When I picked up Ocean of Sorrow, I didn't know what to expect. My father had bought the book from Bangla Academy in our recent trip to Dhaka. I started reading it after my return to Brisbane. The title suggests a tragedy, and the book does circulate around tragedies, but apart from this titular hint I didn't know what was going to happen. Which is a good thing because I feel that titles should encapsulate the general theme, but should remain ambivalent enough to keep the reader wondering.
Ocean of Sorrow was originally written in Bangla as Bishad-Sindhu by Mir Mosharraf Hossain in 1885. It is translated by Fakrul Alam, Professor of English, at the University of Dhaka. His work must be an important milestone in the field of literary translation in Bangladesh. The plot of Ocean of Sorrow is heavily centred on Islam, meaning that having knowledge of Islam and Islamic history will make the story easier to understand. However, this knowledge is not absolutely necessary.
Professor Alam mentions in the preface that there were certain limitations to translating such a text written in 19th century Bengali into English. However, I have not read the Bengali version, and thus cannot comment on the accuracy of the translation. What I can say though is that it is more than enjoyable when read in English. Surely some credit must thus go to the translator. As I read the work, I didn't feel the need to check with the original in Bangla, although I must admit I couldn't have done this anyway given my limited literacy in Bangla.
Ocean of Sorrow is a historical narrative based on the events of the Battle of Karbala. The story focuses on the conflict between the Muslims of Medina and the King of Damascus, Yazid. Yazid is a young king, only having recently succeeded his father Mu'awiyah, and when he sees a woman named Zayneb, and he is instantly love struck because of her beauty. He devises a strategy to separate Zayneb from her current husband, Abdul Jabbar, and succeeds in executing it. However, all does not go according to his plan. Yazid sends a proposal to Zayneb via a messenger, but this same messenger meets Hasan along the way. Hasan is one of the grandchildren of the Prophet Muhammad (peace be upon him) and is the King of Medina, and as such, was very respected by the Muslim population of the world, and even by Mu'awiyah, before he passed away. Hasan also sends his proposal to Zayneb through this same messenger. Zayneb, being a very devoted Muslim, accepts Hasan's proposal over Yazid. This does not please Yazid, and he declares war on Medina.
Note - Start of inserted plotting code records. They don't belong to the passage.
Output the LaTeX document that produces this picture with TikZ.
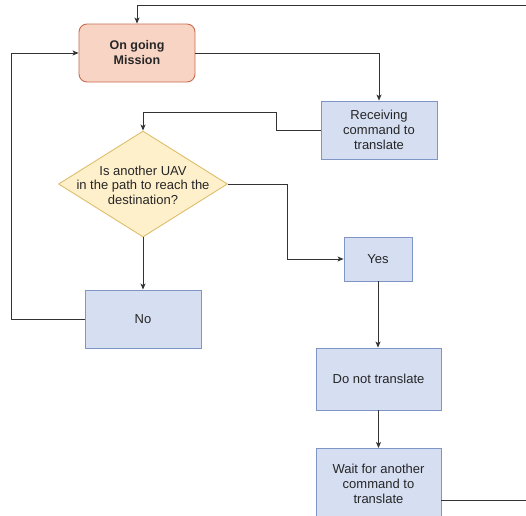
\documentclass[tikz,border=0pt]{standalone}
\usepackage{fontspec}
\setmainfont{Liberation Sans}
\usetikzlibrary{shapes.geometric,arrows.meta}
\definecolor{bfill}{HTML}{D6DEF2}
\definecolor{bline}{HTML}{7F95C6}
\definecolor{yfill}{HTML}{FFF0CC}
\definecolor{yline}{HTML}{DDBE6A}
\definecolor{rfill}{HTML}{F8D4C4}
\definecolor{rline}{HTML}{C86C50}
\definecolor{conn}{HTML}{333333}
\tikzset{
  txt/.style={align=center,font=\fontsize{13}{15}\selectfont,text=black!85},
  blk/.style={txt,draw=bline,fill=bfill,line width=0.9pt,inner sep=0pt},
  conn/.style={draw=conn,line width=0.9pt,-{Stealth[length=6pt,width=5pt,inset=1.5pt]}},
}
\begin{document}
\begin{tikzpicture}[x=1pt,y=-1pt]
\useasboundingbox (0,0) rectangle (526,515);
\node[blk,draw=rline,fill=rfill,rounded corners=8pt,minimum width=116pt,minimum height=58pt,font=\bfseries\fontsize{12.5}{15}\selectfont] (mission) at (137,53) {On going\\Mission};
\node[blk,minimum width=116pt,minimum height=58pt] (recv) at (379,130) {Receiving\\command to\\translate};
\node[blk,draw=yline,fill=yfill,diamond,aspect=1.6,minimum width=169pt,minimum height=106pt] (dia) at (143,184) {};
\node[txt,font=\fontsize{13}{14.5}\selectfont] (diatext) at (143,185) {Is another UAV\\in the path to reach the\\destination?};
\node[blk,minimum width=68pt,minimum height=44pt] (yes) at (378,259) {Yes};
\node[blk,minimum width=116pt,minimum height=58pt] (no) at (143,319) {No};
\node[blk,minimum width=125pt,minimum height=62pt] (dont) at (378.5,379) {Do not translate};
\node[blk,minimum width=125pt,minimum height=72pt,anchor=north] (wait) at (378.5,448) {};
\node[txt] (waittext) at (378.5,484) {Wait for another\\command to\\translate};
\coordinate (wr) at (530,500);
\coordinate (tr) at (530,5);
\coordinate (rb) at (276,112);
\coordinate (yb) at (287,184);
\coordinate (nb) at (11,319);
\draw[conn] (wait.east |- wr) -- (wr) -- (tr) -- (mission.north |- tr) -- (mission.north);
\draw[conn] (mission.east) -| (recv.north);
\draw[conn] (recv.west) -| (rb) -| (dia.north);
\draw[conn] (dia.east) -- (yb) |- (yes.west);
\draw[conn] (dia.south) -- (no.north);
\draw[conn] (no.west) -- (nb) |- (mission.west);
\draw[conn] (yes.south) -- (yes.south |- dont.north);
\draw[conn] (dont.south) -- (wait.north);
\end{tikzpicture}
\end{document}
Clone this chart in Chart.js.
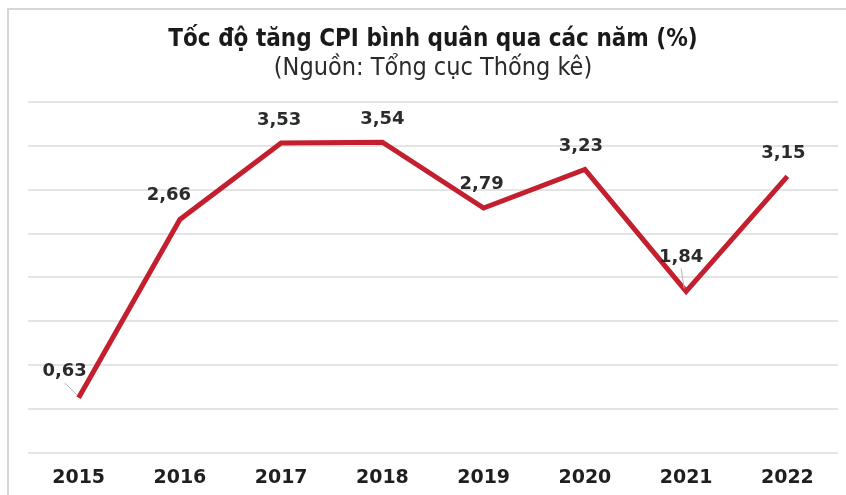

I mentioned tragedy at the beginning, and I would like to talk about this issue a bit more now. Tragedy, I believe, is at the core of the whole story. Throughout the text, many terrible things occur to the protagonists. As I mentioned previously, the historical context of this book is the Battle of Karbala, and that is depicted vividly in this story. Husayn is travelling to Kufa, and his followers join him, but they are stranded without water in Karbala. Yazid's men have blocked off the only nearby water source, the River Furat, and the Muslims are left to die of thirst. It is a huge massacre. One by one, the champions of the Muslims go into battle, in an attempt to break through the blockade of enemy soldiers. One by one they perish, until finally Husayn is defeated. It is a terrible tragedy. The cries of "Alas! Alas!" are frequent, and eventually all are killed, or imprisoned. That is but one tragic event that takes place in the narrative; many more unfold as the tale unfolds.
A good book will make you think about it long after you have finished reading. Ocean of Sorrow meets this criterion. There are many parts in the book that I will remember because they are so unique or exciting. One aspect of the story that I particularly enjoyed is Mir Mosharraf Hossain's breaking the fourth wall several times. The term “breaking the fourth wall” means addressing the audience directly. It is not found often, especially in books, but I have encountered it in movies such as Deadpool. Typically, a character of the story will be found to break the fourth wall, but this was not the case with Hossain. He himself often provides his point of view on the events happening in the text. On some occasions he condemns the actions of characters such as Marwan, one of Yazid's generals; on others, he expresses his own grief for the death of the characters that he has orchestrated. This strategy creates a very memorable effect, something that is different and unusual that stays with the reader.
Another memorable aspect of Ocean of Sorrow is the language used. As someone growing up in Australia, I found the language at times sounding foreign, despite it being in English. Words such as 'Alas' are just not used in the English that I come across here. Mir Mosharraf Hossain wrote the story in 1885, 132 years ago, and since then the way people speak has changed. On top of that, there is the challenge of translation. Perhaps reading it in Bangla would have sounded less foreign. But, as I noted before, the language did not affect my enjoyment of the reading.
Mir Mosharraf Hossain created quite a masterpiece in Ocean of Sorrow; it makes for a gripping read and is on a topic rarely encountered in the Western world. Thanks to the translated work of Professor Alam, people from all around the world can now enjoy it. I believe it will be accessible to many people, even if they are not well versed in Islam. I recommend this book to both young people as well as adults; it will surely be a good read for both groups of readers.
Nazeef Hamid is a Year 9 Student at Brisbane State High School, Australia. The DS Literary Editor would like to stress that this review was an unsolicited one!